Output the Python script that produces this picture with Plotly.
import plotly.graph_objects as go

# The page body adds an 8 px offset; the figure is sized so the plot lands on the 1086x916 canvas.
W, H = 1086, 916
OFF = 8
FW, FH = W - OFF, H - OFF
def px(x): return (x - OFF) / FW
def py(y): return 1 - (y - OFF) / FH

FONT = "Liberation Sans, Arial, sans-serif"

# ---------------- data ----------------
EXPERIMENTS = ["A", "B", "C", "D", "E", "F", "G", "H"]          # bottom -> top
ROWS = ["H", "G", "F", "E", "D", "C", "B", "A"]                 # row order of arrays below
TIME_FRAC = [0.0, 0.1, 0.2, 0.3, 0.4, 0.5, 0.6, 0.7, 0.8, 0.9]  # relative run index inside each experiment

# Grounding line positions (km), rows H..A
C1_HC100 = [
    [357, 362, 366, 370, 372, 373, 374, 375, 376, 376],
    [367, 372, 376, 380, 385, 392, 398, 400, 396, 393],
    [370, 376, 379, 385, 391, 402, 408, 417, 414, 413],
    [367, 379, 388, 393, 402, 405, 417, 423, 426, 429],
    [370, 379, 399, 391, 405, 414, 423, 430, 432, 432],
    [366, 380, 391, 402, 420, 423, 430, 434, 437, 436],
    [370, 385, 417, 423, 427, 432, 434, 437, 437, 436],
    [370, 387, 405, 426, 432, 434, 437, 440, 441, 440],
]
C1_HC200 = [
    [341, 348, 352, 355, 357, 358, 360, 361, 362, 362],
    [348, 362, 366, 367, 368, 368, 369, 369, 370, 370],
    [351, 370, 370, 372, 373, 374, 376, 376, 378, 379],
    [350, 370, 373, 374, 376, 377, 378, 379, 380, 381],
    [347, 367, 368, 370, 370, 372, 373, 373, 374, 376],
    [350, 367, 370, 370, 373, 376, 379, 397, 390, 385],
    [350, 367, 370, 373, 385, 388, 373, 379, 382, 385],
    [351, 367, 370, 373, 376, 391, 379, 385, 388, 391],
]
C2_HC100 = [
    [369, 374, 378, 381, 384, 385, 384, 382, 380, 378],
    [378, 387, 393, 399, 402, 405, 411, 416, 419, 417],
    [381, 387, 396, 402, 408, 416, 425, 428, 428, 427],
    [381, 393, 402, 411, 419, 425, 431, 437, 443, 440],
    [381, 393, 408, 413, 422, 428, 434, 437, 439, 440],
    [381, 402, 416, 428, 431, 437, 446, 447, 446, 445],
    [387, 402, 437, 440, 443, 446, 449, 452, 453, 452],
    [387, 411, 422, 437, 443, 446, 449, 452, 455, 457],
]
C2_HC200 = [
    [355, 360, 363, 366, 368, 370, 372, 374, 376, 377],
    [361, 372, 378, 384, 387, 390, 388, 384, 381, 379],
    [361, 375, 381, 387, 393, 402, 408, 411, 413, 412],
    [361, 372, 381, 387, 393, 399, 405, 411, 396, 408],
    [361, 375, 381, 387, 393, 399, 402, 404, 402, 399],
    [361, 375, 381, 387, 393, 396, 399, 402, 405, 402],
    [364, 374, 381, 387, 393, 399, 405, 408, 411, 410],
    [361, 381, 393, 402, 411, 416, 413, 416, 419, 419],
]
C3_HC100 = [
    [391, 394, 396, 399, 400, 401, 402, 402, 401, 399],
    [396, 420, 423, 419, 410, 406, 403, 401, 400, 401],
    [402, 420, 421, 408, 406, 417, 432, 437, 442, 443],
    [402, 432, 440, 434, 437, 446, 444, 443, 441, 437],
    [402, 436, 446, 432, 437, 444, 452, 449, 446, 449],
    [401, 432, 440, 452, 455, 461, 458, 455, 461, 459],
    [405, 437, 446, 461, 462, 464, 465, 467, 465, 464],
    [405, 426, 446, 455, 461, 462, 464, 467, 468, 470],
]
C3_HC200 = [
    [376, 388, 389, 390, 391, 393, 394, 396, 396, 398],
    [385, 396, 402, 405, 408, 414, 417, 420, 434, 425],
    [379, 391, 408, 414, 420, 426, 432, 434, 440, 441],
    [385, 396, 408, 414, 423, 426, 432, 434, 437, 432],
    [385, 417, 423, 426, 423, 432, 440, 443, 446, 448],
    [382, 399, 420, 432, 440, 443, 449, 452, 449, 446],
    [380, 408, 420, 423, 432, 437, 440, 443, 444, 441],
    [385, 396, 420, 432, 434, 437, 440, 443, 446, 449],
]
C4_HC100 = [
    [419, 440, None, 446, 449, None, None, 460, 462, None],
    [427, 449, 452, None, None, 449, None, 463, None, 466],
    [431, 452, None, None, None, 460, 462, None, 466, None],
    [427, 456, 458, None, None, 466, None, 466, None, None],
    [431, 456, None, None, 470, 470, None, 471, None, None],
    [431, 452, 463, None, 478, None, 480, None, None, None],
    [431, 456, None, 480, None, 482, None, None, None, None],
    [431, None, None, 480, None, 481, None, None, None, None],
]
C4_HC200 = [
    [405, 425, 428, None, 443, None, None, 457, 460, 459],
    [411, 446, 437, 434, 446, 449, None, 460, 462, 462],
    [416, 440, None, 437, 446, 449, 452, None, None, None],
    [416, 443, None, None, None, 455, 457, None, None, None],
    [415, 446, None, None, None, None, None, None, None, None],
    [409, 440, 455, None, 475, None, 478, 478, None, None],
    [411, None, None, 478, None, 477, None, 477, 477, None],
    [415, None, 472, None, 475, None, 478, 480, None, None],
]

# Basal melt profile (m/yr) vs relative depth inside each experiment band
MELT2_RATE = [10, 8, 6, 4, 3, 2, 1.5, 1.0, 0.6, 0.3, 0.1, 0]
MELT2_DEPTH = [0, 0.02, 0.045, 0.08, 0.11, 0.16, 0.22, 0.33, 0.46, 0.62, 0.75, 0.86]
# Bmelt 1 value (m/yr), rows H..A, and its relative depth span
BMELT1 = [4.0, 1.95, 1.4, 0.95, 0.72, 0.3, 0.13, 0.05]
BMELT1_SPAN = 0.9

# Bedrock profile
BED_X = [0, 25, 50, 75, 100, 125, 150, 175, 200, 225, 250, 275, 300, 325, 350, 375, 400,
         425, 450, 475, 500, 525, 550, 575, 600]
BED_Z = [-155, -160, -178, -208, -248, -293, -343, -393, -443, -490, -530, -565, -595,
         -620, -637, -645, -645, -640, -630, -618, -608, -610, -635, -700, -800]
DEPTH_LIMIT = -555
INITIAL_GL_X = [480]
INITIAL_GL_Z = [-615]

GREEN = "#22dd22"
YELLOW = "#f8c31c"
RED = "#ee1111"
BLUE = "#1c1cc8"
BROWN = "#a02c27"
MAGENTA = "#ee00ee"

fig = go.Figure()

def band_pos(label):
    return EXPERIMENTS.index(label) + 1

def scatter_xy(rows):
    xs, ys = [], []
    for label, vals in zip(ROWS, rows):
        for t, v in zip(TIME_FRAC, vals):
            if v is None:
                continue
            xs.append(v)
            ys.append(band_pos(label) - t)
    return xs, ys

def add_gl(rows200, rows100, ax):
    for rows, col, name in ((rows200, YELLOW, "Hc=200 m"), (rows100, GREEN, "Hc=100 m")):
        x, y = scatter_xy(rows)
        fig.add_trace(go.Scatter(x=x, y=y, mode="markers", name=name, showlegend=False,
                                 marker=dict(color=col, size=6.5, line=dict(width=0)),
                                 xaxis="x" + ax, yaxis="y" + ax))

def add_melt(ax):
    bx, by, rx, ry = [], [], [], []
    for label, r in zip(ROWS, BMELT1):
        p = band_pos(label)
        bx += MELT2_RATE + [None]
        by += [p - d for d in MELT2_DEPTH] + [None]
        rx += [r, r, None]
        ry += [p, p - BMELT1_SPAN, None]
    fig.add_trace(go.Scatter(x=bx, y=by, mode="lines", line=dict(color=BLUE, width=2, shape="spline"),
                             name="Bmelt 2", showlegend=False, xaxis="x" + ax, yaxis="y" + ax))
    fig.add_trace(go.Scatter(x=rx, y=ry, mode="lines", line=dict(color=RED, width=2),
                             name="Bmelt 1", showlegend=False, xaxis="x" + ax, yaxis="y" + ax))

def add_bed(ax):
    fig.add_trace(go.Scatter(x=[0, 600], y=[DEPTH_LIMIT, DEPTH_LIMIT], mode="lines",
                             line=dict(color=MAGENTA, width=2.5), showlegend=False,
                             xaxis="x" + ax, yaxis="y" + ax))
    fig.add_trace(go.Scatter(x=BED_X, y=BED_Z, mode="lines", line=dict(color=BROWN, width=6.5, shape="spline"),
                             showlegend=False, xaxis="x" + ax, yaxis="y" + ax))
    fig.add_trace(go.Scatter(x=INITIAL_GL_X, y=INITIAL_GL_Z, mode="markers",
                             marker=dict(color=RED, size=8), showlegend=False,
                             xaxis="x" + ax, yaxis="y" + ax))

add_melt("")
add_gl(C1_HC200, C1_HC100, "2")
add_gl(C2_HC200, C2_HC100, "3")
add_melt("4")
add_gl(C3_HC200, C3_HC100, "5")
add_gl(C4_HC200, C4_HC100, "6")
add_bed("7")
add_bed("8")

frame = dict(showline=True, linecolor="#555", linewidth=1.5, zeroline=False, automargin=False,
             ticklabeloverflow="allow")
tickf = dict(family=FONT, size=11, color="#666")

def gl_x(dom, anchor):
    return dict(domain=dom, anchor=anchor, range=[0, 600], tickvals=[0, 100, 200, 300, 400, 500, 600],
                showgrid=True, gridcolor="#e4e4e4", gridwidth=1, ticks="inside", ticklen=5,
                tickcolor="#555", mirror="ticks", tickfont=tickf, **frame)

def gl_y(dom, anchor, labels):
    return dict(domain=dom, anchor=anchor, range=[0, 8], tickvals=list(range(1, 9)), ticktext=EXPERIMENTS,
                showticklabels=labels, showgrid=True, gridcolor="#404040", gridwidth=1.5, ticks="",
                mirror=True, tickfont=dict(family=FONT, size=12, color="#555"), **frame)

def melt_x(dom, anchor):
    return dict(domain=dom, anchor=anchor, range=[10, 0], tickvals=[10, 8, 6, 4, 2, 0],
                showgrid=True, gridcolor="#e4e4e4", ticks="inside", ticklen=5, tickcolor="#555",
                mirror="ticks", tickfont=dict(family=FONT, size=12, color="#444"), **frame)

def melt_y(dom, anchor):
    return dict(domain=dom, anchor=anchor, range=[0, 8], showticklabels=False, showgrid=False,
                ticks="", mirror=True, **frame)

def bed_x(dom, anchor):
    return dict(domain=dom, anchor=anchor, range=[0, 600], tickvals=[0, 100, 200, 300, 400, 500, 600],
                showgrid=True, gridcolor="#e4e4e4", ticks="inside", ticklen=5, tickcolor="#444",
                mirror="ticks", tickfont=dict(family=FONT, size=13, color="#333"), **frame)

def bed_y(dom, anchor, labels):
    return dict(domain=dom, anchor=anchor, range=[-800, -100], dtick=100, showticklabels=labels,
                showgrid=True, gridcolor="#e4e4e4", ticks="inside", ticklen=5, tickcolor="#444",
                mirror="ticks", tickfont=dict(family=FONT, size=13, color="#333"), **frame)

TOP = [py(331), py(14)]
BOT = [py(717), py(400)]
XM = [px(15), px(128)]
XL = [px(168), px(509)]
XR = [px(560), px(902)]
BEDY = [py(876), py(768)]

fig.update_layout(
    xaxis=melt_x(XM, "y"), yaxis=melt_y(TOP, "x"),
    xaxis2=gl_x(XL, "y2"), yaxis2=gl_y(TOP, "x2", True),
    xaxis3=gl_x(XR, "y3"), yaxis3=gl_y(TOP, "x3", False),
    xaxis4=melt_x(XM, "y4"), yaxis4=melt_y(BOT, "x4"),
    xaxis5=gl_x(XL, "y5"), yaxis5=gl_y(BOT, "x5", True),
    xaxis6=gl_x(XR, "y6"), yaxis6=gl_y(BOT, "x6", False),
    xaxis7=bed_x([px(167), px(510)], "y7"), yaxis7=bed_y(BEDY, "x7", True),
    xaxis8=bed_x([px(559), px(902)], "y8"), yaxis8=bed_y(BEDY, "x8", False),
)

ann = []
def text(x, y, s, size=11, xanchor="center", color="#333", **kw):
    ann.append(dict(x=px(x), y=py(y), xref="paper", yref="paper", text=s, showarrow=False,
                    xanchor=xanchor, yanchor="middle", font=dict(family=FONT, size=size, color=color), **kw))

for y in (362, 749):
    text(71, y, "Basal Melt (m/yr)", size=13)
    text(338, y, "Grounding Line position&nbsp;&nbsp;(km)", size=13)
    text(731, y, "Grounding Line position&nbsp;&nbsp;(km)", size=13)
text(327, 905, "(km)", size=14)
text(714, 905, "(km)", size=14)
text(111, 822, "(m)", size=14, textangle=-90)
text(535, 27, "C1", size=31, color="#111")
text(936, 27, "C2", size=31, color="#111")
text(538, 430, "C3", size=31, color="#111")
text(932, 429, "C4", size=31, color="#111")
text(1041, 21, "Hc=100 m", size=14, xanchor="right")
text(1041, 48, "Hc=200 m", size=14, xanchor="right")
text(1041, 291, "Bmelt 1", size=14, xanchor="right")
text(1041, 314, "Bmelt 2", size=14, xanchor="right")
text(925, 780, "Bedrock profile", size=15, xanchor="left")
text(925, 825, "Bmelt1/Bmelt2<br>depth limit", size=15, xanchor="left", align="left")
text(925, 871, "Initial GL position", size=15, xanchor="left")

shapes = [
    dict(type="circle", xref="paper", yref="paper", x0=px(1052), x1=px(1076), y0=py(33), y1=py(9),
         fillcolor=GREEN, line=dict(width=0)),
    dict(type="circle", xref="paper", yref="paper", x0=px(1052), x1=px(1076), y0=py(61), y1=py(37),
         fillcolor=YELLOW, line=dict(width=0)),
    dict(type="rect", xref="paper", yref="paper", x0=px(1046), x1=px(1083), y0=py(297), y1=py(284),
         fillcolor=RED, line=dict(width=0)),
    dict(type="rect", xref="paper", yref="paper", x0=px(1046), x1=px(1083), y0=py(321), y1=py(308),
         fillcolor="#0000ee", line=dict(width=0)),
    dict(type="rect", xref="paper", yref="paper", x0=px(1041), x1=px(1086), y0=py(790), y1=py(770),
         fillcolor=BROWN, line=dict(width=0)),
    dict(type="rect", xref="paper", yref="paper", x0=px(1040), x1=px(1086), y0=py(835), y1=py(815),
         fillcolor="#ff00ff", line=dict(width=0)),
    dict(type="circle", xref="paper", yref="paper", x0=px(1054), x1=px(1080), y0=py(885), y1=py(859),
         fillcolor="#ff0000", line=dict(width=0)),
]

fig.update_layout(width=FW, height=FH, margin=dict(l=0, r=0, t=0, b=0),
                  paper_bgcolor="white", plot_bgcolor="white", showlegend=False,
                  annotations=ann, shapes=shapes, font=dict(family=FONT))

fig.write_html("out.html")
━━━
Exercise description: Return nothing but the lines from the start of the listing above through the line containing "import plotly.graph_objects as go", exactly as given.

Solution for this exercise:
Output the Python script that produces this picture with Plotly.
import plotly.graph_objects as go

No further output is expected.